GIVEN REQUEST ▸
Copy exactly the lines from the start of the material through the line with "t_us = np.round(np.arange(321) * 0.025, 4)". Pictures stay out of the copy.

------ DATA SECTION ------

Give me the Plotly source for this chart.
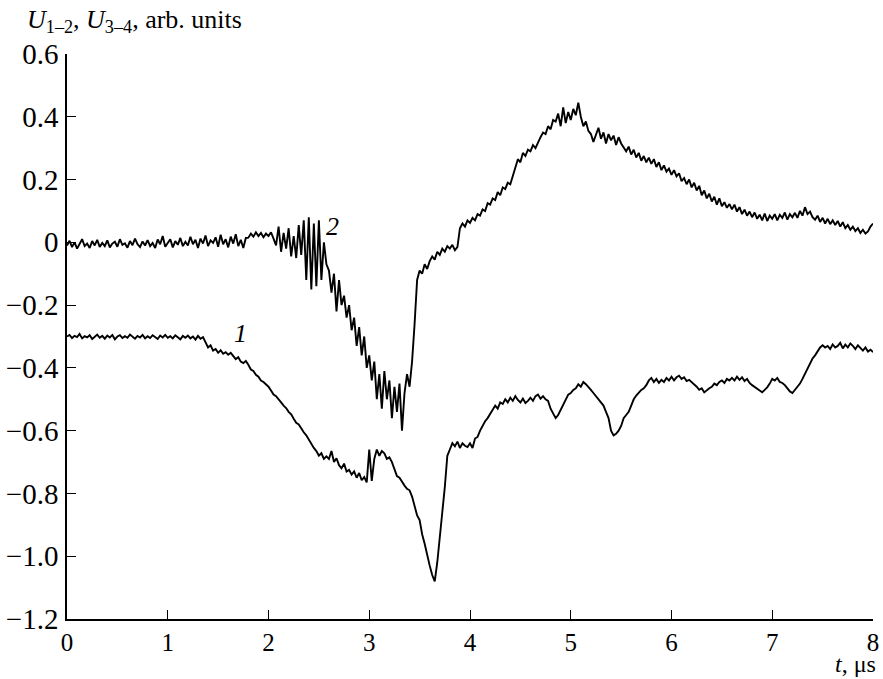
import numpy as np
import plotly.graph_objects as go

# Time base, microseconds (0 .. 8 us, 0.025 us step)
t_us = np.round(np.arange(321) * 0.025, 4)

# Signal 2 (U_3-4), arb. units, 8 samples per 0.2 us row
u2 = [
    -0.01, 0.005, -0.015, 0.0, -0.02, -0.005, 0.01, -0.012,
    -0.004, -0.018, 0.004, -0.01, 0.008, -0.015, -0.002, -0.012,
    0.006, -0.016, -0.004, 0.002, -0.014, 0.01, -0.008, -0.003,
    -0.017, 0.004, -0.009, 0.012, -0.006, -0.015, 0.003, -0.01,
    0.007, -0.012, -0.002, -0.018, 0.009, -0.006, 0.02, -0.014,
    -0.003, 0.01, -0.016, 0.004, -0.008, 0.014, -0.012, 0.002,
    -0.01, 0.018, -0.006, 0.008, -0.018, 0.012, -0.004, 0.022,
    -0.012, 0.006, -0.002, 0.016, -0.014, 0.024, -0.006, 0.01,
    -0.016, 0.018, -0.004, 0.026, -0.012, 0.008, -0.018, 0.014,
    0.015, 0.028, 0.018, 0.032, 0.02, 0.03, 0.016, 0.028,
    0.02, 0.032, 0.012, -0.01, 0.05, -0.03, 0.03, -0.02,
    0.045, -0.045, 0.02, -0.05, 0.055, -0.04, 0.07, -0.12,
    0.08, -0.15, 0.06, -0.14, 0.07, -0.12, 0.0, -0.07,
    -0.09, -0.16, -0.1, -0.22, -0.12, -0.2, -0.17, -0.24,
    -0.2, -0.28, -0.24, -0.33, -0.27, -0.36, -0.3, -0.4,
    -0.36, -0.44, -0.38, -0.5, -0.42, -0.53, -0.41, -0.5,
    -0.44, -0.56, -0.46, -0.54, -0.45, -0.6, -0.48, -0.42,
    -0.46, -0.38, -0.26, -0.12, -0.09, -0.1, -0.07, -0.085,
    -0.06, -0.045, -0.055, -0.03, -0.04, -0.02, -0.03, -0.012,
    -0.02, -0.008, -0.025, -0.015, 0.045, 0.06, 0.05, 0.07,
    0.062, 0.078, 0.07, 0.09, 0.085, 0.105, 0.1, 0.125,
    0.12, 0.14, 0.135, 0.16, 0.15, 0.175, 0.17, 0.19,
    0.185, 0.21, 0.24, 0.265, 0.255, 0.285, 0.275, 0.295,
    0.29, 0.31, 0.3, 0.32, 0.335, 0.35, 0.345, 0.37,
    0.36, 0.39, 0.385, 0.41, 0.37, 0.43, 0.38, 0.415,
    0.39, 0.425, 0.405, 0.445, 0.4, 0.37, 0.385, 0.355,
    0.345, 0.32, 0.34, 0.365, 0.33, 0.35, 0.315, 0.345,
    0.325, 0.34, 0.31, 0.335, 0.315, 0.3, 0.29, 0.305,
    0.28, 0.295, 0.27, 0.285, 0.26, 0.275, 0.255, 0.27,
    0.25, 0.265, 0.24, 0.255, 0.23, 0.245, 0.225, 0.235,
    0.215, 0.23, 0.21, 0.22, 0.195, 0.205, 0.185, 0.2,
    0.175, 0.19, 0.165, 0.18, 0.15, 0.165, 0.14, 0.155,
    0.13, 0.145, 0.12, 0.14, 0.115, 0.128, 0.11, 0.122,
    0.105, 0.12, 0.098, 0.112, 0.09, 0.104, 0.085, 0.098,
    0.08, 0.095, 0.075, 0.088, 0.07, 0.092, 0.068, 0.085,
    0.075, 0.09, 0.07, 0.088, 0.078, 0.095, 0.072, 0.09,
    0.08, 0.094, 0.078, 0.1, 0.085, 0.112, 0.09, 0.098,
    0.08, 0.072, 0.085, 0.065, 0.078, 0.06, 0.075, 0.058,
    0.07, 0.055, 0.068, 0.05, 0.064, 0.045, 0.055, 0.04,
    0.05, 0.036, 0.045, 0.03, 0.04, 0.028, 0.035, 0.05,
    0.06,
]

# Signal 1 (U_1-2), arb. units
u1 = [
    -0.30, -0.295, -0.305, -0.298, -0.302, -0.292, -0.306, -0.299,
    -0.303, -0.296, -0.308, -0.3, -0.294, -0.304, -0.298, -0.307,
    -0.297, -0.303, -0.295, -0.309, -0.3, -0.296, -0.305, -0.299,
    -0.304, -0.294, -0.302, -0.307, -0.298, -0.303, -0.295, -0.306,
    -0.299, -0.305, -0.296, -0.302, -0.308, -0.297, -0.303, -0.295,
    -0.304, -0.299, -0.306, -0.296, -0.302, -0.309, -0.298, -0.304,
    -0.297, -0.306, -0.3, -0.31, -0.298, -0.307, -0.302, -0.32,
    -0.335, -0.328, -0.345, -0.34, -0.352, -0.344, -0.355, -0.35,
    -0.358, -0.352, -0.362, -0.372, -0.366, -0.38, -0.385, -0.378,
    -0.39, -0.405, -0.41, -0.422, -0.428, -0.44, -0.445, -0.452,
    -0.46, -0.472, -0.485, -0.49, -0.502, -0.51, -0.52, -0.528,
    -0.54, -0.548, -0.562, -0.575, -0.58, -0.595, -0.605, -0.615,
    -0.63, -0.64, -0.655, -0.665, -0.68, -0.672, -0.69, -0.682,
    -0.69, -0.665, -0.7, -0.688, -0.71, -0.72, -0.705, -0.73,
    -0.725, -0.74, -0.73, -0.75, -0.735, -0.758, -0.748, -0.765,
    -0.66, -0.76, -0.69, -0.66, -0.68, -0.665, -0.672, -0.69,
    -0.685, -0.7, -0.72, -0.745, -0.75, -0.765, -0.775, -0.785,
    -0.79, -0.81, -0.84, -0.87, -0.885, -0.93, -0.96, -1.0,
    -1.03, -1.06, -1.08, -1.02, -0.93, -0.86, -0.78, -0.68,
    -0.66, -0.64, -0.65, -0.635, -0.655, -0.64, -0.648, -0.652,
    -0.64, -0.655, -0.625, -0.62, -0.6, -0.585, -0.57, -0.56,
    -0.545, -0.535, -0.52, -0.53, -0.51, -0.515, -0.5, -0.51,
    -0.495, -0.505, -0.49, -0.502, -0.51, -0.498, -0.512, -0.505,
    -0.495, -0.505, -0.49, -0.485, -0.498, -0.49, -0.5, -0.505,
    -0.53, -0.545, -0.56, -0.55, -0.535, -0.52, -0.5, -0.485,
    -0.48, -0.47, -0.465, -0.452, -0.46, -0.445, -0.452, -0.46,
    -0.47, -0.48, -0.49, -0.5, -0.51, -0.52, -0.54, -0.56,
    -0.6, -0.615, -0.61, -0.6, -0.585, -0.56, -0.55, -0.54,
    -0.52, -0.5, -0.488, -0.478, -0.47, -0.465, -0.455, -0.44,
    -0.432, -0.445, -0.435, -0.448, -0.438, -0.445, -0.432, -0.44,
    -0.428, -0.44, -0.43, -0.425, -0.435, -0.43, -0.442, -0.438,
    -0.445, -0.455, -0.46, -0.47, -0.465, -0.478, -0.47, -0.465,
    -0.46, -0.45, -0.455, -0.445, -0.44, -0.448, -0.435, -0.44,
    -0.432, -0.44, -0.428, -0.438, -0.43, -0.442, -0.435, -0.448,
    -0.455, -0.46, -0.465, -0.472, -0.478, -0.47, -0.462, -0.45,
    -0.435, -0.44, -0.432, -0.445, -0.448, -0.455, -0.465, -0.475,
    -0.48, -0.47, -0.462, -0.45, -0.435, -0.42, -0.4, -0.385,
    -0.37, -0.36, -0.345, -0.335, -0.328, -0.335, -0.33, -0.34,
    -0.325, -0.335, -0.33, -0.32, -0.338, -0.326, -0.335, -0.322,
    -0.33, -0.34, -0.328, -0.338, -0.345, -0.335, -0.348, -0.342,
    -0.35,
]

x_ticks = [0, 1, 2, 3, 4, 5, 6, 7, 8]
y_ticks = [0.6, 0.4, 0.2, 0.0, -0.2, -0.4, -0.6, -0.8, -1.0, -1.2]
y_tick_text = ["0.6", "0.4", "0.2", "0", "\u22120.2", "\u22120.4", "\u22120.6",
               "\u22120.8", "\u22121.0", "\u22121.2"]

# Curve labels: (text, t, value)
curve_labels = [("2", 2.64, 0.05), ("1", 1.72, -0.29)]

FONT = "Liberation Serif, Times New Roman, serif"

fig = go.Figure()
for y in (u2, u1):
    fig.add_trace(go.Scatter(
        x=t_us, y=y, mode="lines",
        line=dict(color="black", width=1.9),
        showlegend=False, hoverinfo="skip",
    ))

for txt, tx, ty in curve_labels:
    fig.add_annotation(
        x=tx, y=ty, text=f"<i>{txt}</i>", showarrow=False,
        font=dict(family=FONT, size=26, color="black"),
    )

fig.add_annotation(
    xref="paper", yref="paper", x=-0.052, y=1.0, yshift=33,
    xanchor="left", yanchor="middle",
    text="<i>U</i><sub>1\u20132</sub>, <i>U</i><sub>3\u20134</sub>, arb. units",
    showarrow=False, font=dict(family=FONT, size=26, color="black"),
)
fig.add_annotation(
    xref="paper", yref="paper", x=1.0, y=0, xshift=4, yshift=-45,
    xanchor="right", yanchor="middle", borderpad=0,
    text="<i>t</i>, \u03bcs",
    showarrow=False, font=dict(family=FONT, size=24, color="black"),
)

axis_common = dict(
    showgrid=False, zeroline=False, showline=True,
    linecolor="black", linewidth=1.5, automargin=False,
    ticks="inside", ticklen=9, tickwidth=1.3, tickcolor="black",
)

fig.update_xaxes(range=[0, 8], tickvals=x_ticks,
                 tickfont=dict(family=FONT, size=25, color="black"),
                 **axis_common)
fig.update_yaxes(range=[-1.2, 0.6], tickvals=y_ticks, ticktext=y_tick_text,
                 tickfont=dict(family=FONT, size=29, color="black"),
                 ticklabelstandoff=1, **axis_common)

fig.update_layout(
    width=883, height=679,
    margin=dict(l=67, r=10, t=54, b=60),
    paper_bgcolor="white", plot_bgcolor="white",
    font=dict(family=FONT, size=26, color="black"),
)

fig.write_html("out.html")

------

TASK RESPONSE ▸
Give me the Plotly source for this chart.
import numpy as np
import plotly.graph_objects as go

# Time base, microseconds (0 .. 8 us, 0.025 us step)
t_us = np.round(np.arange(321) * 0.025, 4)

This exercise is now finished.